REVISITING IRAN-CONTRA. The more I look back on it, the way that the crimes of the Iran-Contra affair came to such an uncertain conclusion, the more it strikes me as a lost opportunity, and not just because so many of the principals are back to screwing up the nation now, 20 years later, although that's a pretty good reason in and of itself. What Iran-Contra resembles is nothing less than an embryonic exercise in the notion, now popular in the lunchroom at the Department of Justice, that the Executive Powers section of the Constitution resembles more closely than anything the operating principles of the Corleone family. Of course, back then, the president -- good ol' infinitely impeachable Dutch Reagan -- chose not to faithfully execute only a few laws, and not 800 of them, but the theory that the president pretty much can do what he pleases in foreign affairs obtains, in both cases, a fundamentally un-American heresy that should have been crushed into the dust along with the public careers of people like Elliott Abrams and Oliver North.

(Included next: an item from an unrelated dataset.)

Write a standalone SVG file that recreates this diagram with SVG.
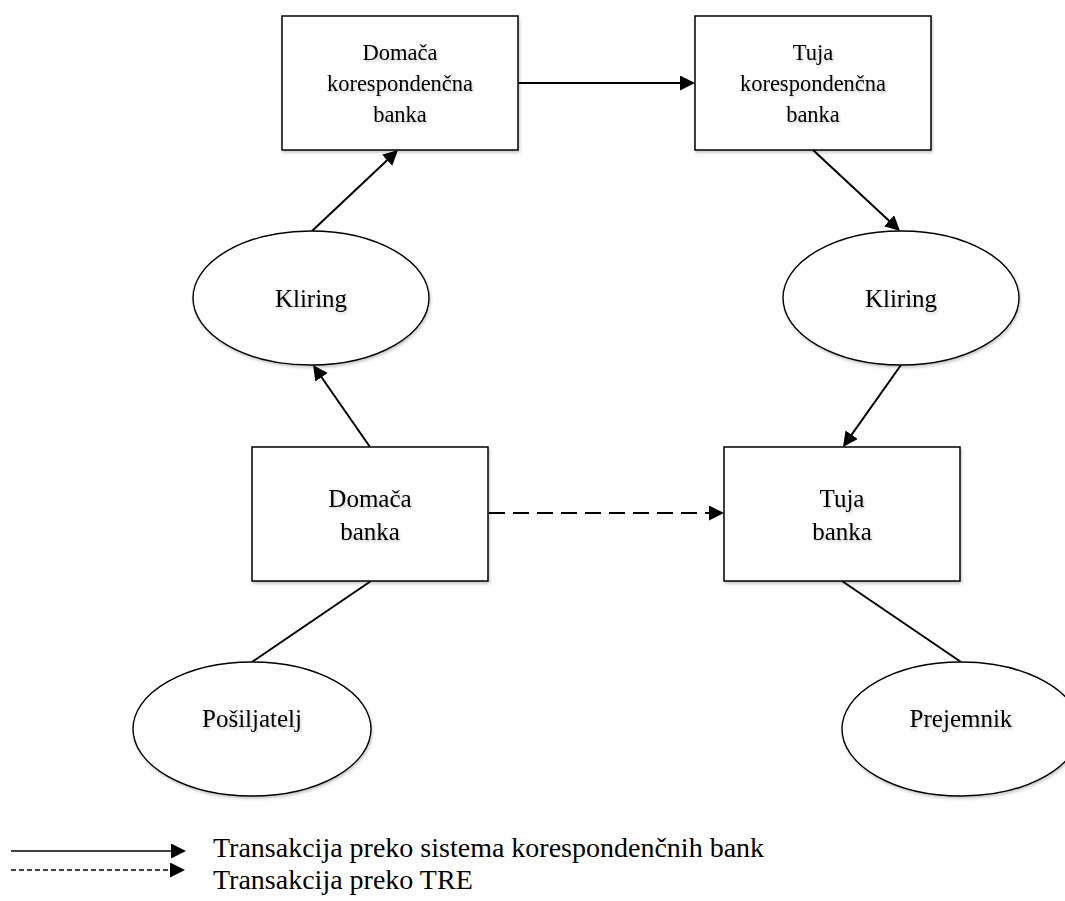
<svg xmlns="http://www.w3.org/2000/svg" width="1065" height="901" viewBox="0 0 1065 901">
  <defs>
    <style>
      .box { fill: #ffffff; stroke: #000000; stroke-width: 1.5; }
      .oval { fill: #ffffff; stroke: #000000; stroke-width: 1.4; }
      .lbl { font-family: "Liberation Serif", "Times New Roman", serif; fill: #000000; text-anchor: middle; }
      .lbl-top { font-size: 22.5px; }
      .lbl-main { font-size: 25px; }
      .legend-text { font-family: "Liberation Serif", "Times New Roman", serif; font-size: 28px; fill: #000000; }
      .link { fill: none; stroke: #000000; stroke-width: 2; }
      .link-dash { fill: none; stroke: #000000; stroke-width: 2; stroke-dasharray: 16 8; }
      .key-solid { fill: none; stroke: #000000; stroke-width: 1.5; }
      .key-dash { fill: none; stroke: #000000; stroke-width: 1.3; stroke-dasharray: 5 3; }
    </style>
    <marker id="head" markerUnits="userSpaceOnUse" markerWidth="16" markerHeight="16" refX="11" refY="7.5" orient="auto">
      <path d="M0,0 L15,7.5 L0,15 z" fill="#000000"/>
    </marker>
    <filter id="soft" x="-10%" y="-10%" width="125%" height="130%">
      <feDropShadow dx="1" dy="2" stdDeviation="1.4" flood-color="#000000" flood-opacity="0.22"/>
    </filter>
  </defs>

  <!-- connectors -->
  <g id="connectors">
    <line class="link" x1="518" y1="83" x2="691" y2="83" marker-end="url(#head)"/>
    <line class="link" x1="312" y1="231" x2="395.1" y2="152.7" marker-end="url(#head)"/>
    <line class="link" x1="370" y1="447" x2="315.3" y2="368.3" marker-end="url(#head)"/>
    <line class="link" x1="813" y1="150" x2="897.1" y2="228.3" marker-end="url(#head)"/>
    <line class="link" x1="901" y1="365" x2="845.3" y2="443.7" marker-end="url(#head)"/>
    <line class="link-dash" x1="489" y1="513" x2="720" y2="513" marker-end="url(#head)"/>
    <line class="link" x1="371" y1="581" x2="252" y2="662"/>
    <line class="link" x1="842" y1="581" x2="961" y2="662"/>
  </g>

  <!-- nodes -->
  <g id="domaca-korespondencna-banka">
    <rect class="box" x="282" y="16" width="236" height="134" filter="url(#soft)"/>
    <text class="lbl lbl-top" x="400" y="60" filter="url(#soft)">Domača</text>
    <text class="lbl lbl-top" x="400" y="91" filter="url(#soft)">korespondenčna</text>
    <text class="lbl lbl-top" x="400" y="122" filter="url(#soft)">banka</text>
  </g>

  <g id="tuja-korespondencna-banka">
    <rect class="box" x="695" y="16" width="236" height="134" filter="url(#soft)"/>
    <text class="lbl lbl-top" x="813" y="60" filter="url(#soft)">Tuja</text>
    <text class="lbl lbl-top" x="813" y="91" filter="url(#soft)">korespondenčna</text>
    <text class="lbl lbl-top" x="813" y="122" filter="url(#soft)">banka</text>
  </g>

  <g id="kliring-domaci">
    <ellipse class="oval" cx="311" cy="298" rx="118" ry="67" filter="url(#soft)"/>
    <text class="lbl lbl-main" x="311" y="307" filter="url(#soft)">Kliring</text>
  </g>

  <g id="kliring-tuji">
    <ellipse class="oval" cx="901" cy="298" rx="118" ry="67" filter="url(#soft)"/>
    <text class="lbl lbl-main" x="901" y="307" filter="url(#soft)">Kliring</text>
  </g>

  <g id="domaca-banka">
    <rect class="box" x="252" y="447" width="236" height="134" filter="url(#soft)"/>
    <text class="lbl lbl-main" x="370" y="507" filter="url(#soft)">Domača</text>
    <text class="lbl lbl-main" x="370" y="540" filter="url(#soft)">banka</text>
  </g>

  <g id="tuja-banka">
    <rect class="box" x="724" y="447" width="236" height="134" filter="url(#soft)"/>
    <text class="lbl lbl-main" x="842" y="507" filter="url(#soft)">Tuja</text>
    <text class="lbl lbl-main" x="842" y="540" filter="url(#soft)">banka</text>
  </g>

  <g id="posiljatelj">
    <ellipse class="oval" cx="252" cy="729" rx="119" ry="67" filter="url(#soft)"/>
    <text class="lbl lbl-main" x="252" y="727" filter="url(#soft)">Pošiljatelj</text>
  </g>

  <g id="prejemnik">
    <ellipse class="oval" cx="961" cy="729" rx="119" ry="67" filter="url(#soft)"/>
    <text class="lbl lbl-main" x="961" y="727" filter="url(#soft)">Prejemnik</text>
  </g>

  <!-- legend -->
  <g id="legend">
    <line class="key-solid" x1="11" y1="851" x2="182" y2="851" marker-end="url(#head)"/>
    <line class="key-dash" x1="11" y1="870" x2="181" y2="870" marker-end="url(#head)"/>
    <text class="legend-text" x="213" y="857">Transakcija preko sistema korespondenčnih bank</text>
    <text class="legend-text" x="213" y="889">Transakcija preko TRE</text>
  </g>
</svg>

Instead, what we got was a dress rehearsal for all the problems this passel of clowns has revisited upon us, with a vengeance, today. There was a supine national press -- "The whole thing is just too...confusing." -- that declined to press the case to its logical ending. (Thank you, Mark Hertsgaard, for your sadly still-relevant On Bended Knee.) Imagine, for a moment, if poor old Lawrence Walsh had been the recipient of a few of the lovey-dovey Broderian valentines that were directed at that bed-sniffing yahoo, Kenneth Starr. The Congress made a horrible hash of things: first, through that futile Great White Father whitewash known as the Tower Commission, and then by bungling its own committee investigation so badly that it provided the loopholes itself that people like Abrams and North eventually ducked through. Today, Congress is deliberately obtuse. Back then, it was simply obtuse. And let us not forget the minority report that concluded, startlingly, that Congress was "abusing its power" by looking into the affair in the first place. Its author is now the vice president of the United States.
I have no idea whether chucking the whole lot of them into the federal sneezer back in '87 would have changed much of anything, but it would have been a big defeat for this notion of the presidency, and an even bigger one to the notion of self-government by automatic pilot -- the idea that the American people are too fragile, too busy, and (yes) too dumb to be told that their government is staffed by thieves, mountebanks, comic adventurers (Remember the trip to Teheran with the Bible and the cake?) and intercontinental suckers. (Has Ghorbanifar ever sent Ollie North's underwear back to him?) In 2000, we were told that the country was too delicate for a true constitutional process to resolve a contested election, so the Important People of the Supreme Court had to step in. A year later, we were told that the country could not afford to know the truth about the bungling that contributed to the deaths of nearly 3,000 of our fellow citizens because we might all get angry at Daddy, who is there to protect us. Two years later, we had to be lied into a war because, if we knew the whole truth, well, we might never trust again all those towering figures who worship each other on the panel shows every Sunday. And, then, when we see Ollie North on television, arguing for a general war in the Middle East, and citing his experience selling missiles to the Iranian mullahs, we might all laugh. And then where would we be?